# transmisor ELF de 3Hz a 30Hz



## cerjs (Ago 30, 2009)

hola me llamo Cesar soy nuevo en este foro soy de Uruguay y estoy tratando de hacer un transmisor en la banda ELF mis conocimientos son muy basicos en electronica pero con un poco de ayuda me las arreglo asi que si alguien sabe algo de este tipo de circuitos y componentes les agradesco mi otro problema si llego a armar algo de esto es la antena vi una con forma de cruz y un mastil pero no tengo las dimenciones..


----------



## MrCarlos (Ago 30, 2009)

Hola César:
 Realmente no se por qué decidiste hacer un transmisor en la banda de ELF.  (Extremely Low Frequency) Extremadamente Baja Frecuencia.
 Creo, el problema mayor Sería la fabricación de la antena. Ésta Sería Extremadamente GRANDE.
 Entra a este enlace para el calculo de la antena”

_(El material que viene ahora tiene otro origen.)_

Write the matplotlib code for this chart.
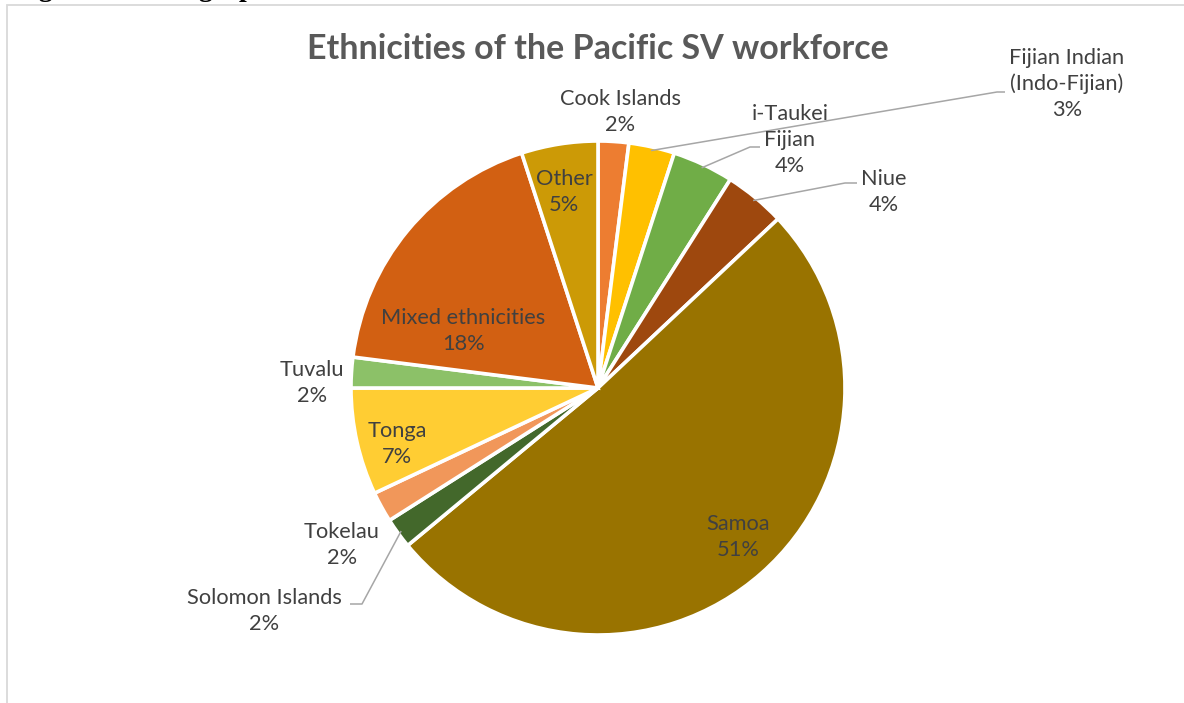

http://es.wikipedia.org/wiki/C%C3%A1lculo_de_antenas

    Otro problema que veo es que el alcance del transmisor es muy corto, así que la potencia del transmisor debe ser muy...muy grande.

  Este otro enlace habla de donde se utiliza esos transmisores y los problemas que encontraron.

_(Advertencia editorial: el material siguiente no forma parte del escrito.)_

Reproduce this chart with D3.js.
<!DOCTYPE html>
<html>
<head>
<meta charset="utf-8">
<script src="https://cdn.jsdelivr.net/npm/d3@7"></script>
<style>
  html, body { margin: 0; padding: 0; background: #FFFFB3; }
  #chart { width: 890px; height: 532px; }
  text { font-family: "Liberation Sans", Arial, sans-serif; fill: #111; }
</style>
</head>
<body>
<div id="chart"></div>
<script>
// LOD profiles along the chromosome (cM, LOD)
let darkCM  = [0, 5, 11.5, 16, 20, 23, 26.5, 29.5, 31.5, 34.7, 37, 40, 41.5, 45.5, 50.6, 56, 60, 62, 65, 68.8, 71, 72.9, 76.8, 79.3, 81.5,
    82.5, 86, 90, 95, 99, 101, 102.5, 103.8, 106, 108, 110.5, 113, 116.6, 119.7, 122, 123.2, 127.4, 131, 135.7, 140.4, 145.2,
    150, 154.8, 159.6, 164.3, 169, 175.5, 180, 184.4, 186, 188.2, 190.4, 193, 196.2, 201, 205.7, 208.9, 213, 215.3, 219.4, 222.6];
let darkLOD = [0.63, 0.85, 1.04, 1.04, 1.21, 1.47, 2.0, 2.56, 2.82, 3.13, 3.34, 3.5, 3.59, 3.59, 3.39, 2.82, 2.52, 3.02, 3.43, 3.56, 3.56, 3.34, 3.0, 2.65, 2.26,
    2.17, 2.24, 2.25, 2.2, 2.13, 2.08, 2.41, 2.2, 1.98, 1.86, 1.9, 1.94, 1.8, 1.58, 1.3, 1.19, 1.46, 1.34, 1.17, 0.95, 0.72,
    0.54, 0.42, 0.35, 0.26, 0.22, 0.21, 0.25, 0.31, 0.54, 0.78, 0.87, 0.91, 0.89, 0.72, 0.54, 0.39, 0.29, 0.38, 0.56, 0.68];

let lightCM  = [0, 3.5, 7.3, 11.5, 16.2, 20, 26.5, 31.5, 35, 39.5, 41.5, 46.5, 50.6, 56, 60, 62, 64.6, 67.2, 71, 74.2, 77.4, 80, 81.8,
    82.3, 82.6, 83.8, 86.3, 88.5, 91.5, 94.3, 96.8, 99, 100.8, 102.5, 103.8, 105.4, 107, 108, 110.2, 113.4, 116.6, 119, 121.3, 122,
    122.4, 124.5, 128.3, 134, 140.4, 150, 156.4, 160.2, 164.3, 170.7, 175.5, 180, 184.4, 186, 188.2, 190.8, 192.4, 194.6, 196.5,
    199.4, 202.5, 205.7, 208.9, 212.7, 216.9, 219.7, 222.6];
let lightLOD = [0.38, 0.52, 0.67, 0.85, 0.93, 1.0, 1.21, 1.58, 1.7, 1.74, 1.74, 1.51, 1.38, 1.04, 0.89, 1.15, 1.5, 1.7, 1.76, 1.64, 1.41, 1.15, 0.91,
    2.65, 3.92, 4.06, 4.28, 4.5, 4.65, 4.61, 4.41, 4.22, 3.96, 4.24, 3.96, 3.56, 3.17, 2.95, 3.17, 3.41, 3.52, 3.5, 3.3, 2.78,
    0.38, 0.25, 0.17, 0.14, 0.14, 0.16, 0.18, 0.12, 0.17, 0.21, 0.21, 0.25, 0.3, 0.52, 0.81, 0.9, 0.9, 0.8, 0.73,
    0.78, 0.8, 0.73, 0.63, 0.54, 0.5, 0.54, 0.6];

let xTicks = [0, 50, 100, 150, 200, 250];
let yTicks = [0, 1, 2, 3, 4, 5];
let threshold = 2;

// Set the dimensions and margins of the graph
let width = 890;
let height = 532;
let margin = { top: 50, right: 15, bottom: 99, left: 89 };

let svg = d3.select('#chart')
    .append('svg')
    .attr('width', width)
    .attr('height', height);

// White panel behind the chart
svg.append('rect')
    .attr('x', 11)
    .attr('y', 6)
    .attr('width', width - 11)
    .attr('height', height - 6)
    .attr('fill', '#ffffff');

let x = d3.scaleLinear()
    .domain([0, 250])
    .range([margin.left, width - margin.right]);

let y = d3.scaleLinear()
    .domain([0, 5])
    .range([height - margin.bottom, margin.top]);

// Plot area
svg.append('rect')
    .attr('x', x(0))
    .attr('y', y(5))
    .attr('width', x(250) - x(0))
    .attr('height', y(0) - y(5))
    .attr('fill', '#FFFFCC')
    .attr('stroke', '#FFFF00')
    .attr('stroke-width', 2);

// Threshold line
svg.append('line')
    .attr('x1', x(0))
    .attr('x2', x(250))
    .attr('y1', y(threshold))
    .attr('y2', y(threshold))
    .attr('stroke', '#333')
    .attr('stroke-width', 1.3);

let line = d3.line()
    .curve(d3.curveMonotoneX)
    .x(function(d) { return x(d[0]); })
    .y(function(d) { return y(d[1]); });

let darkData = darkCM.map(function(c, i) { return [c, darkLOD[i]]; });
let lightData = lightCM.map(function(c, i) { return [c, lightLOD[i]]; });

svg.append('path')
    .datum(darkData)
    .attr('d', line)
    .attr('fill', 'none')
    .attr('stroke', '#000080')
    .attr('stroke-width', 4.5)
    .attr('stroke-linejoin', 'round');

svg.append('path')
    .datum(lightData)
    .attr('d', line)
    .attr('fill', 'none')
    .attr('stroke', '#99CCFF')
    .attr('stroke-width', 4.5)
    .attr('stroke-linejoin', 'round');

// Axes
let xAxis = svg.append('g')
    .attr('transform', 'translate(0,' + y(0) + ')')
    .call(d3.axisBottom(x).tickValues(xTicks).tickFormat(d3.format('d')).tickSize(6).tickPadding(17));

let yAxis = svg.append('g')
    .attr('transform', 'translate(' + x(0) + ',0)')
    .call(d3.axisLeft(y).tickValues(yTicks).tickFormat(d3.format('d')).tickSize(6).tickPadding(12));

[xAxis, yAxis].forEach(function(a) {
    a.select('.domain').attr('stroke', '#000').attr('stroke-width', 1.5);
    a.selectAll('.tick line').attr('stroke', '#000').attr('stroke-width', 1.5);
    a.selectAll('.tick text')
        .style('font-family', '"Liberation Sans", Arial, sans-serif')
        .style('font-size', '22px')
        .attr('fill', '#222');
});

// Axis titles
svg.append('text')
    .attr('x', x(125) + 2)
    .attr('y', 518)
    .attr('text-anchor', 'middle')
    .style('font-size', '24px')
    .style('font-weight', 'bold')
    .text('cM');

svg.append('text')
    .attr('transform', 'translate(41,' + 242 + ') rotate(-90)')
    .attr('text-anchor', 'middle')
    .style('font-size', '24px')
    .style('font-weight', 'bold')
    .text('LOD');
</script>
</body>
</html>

http://en.wikipedia.org/wiki/Extremely_low_frequency[/SIZE]

 Está en Ingles pero puedes tomar todo el texto y traducirlo aquí:

http://translate.google.com/translate_t?hl=es#en|es|

    saludos.
A sus ordenes.


----------



## djmyky (Ago 30, 2009)

tengo entendido que esas frecuencias bajas son daniñas para la salud y de animales suseptibles  nose  si estar permitido eso


----------



## MrCarlos (Ago 30, 2009)

Hola
Pues Sí. Así Es djmyky Es dañina la trasmición En esta banda de ELF.
Pero...Si ves a tu alrrededor descubrirás lineas de trasmisión de energia electrica al rededor del mundo a 60 o 50Hz. Son de una potencia extraordinaria.
Está "Permitido" pues En la prohibicion Intervienen Muchos Intereces Economicos.
saludos
a sus ordenes.


----------



## cerjs (Sep 4, 2009)

Hola gracias por responder, si mis intereses son dos uno de bienestar y el otro es de  buscar tesoros en la tierra o en el mar 
http://www.bioelectronic.com.ar/gos.htm
http://www.biotecnoquimica.com/BIO.HTM
http://energratis.iespana.es/vlf/vlf.htm
También me gustaría saber si realmente se puede recoger energía del medioambiente utilizando un receptor para estas bandas.
Desde ya muchas gracias...


----------



## MrCarlos (Sep 4, 2009)

También me gustaría saber si realmente se puede recoger energía del medioambiente utilizando un receptor para estas bandas.
Desde ya muchas gracias...[/QUOTE]

Sí Se Puede.
 Saludos
a sus ordenes


----------